From Fatra to national
Matejčík confirmed that the transportation ministry is negotiating with a private airline formerly known as Fatra Air, whose board of directors named Miroslav Kaličiak as the re-christened company's general director on September 1. Kaličiak now faces the challenge of converting his small private carrier into Slovakia's first flagship airline.
"This is a great opportunity for Slovak aviation," Kaličiak told The Slovak Spectator. "Before, the government's attitude was, 'You are all private companies; this is none of our business.' Our proposal to the government is to start as a private company with some smaller activities, but our main aim is to be a national carrier."
On that note Matejčík once more sounded cautious. "[This is] just a plan the government is discussing. It's still too soon to say how much assistance the new airline will need from the state. Mr. Kaličiak may talk about his ideas, but whether [those ideas] are really going to happen or not, we'll have to see."
When asked when Slovak Airlines would turn a profit, Matejčík threw the ball to Kaličiak's firm, which, he said, "should put together a plan that shows it can earn a profit." "It's hard to discuss the details when the proposal hasn't been discussed by the whole government," Matejčík added.
Asked what other ministries would participate in a final decision on the airline, Matejčík said the Ministry of Finance and the Ministry of the Economy both needed to be consulted.
The Russian connection
Matejčík confirmed that in August, the general director of the Russian airline Aeroflot, Yevgeny Shapostnikov, met with top managers in the Slovak aviation industry, Transportation Minister Alexander Rezeš, and Prime Minister Vladimír Mečiar. Matejčík also confirmed that Russia's Tupelov aviation factory will provide Slovak Airlines with Tupelov 154 aircrafts in yearly installments over a period of several years.

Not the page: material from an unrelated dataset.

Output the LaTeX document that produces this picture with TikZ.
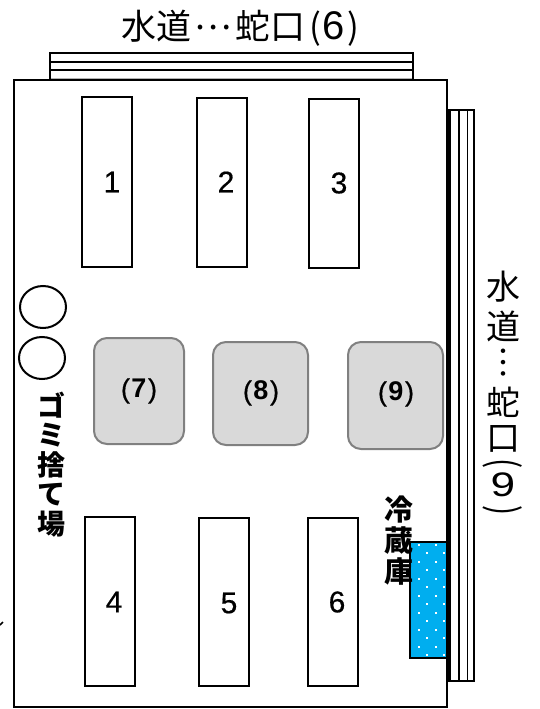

"We talked [with Shapostnikov] about a promise of cooperation between Aeroflot and Slovak Airlines, as well as cargo transport," Matejčík said. "Aeroflot's aim is to use Slovakia as a transportation hub with Moscow."
Asked how the airplanes would be obtained, Matejčík tried to walk a fine line by first denying that they would be bartered to alleviate Russia's huge debt to Slovakia, but then confirming that the aircrafts' price tag would be taken off Russia's debt. Countering sources in the industry who suggested that the planes would be delivered on a barter basis to write off Russia's debt to Slovakia, Matejčík said the ministry has discussed buying aircrafts from Russia, but that the price would be deducted from Russia's total debt.
Asked if the Tupelovs could compete with most Western air carriers, Bohuslav Huraj, general director of Tatra Air, a private airline in Slovakia, told The Slovak Spectator that Czech Airlines' successful integration of the Tupelov with cutting-edge aviation technology from the U.S. and France suggested that this could be done. "Most maintenance programs [for the Czech-flown Tupelovs] are done by computer, which before was not one of the more obvious features of Russian technology," Huraj said.
A source at Tatra Air who requested anonymity warned that if Tupelovs are incorporated in Slovak Airlines' fleet, owing to the Russian manufacturer's reputation for sub-standard performance and safety design, the planes would probably be reserved for hauls between Bratislava and Moscow. Flying Russian-manufactured planes in the opposite direction would, the source said, be a public relations "disaster" for a national Slovak air-carrier.
Matejčík was defensive about the Tupelovs. "I would ask you what specifically you are asking about these aircrafts," Matejčík said. "I would say that Aeroflot has good technology -no worse than the technology of Western countries' airlines."
"Russia is [currently] trying to renew its aircraft industry," the ministry's civil air division head continued. "Russia knows what kind of problems it has with its image [in aircraft technology], but I don't think that belongs in an article about Slovak Airlines."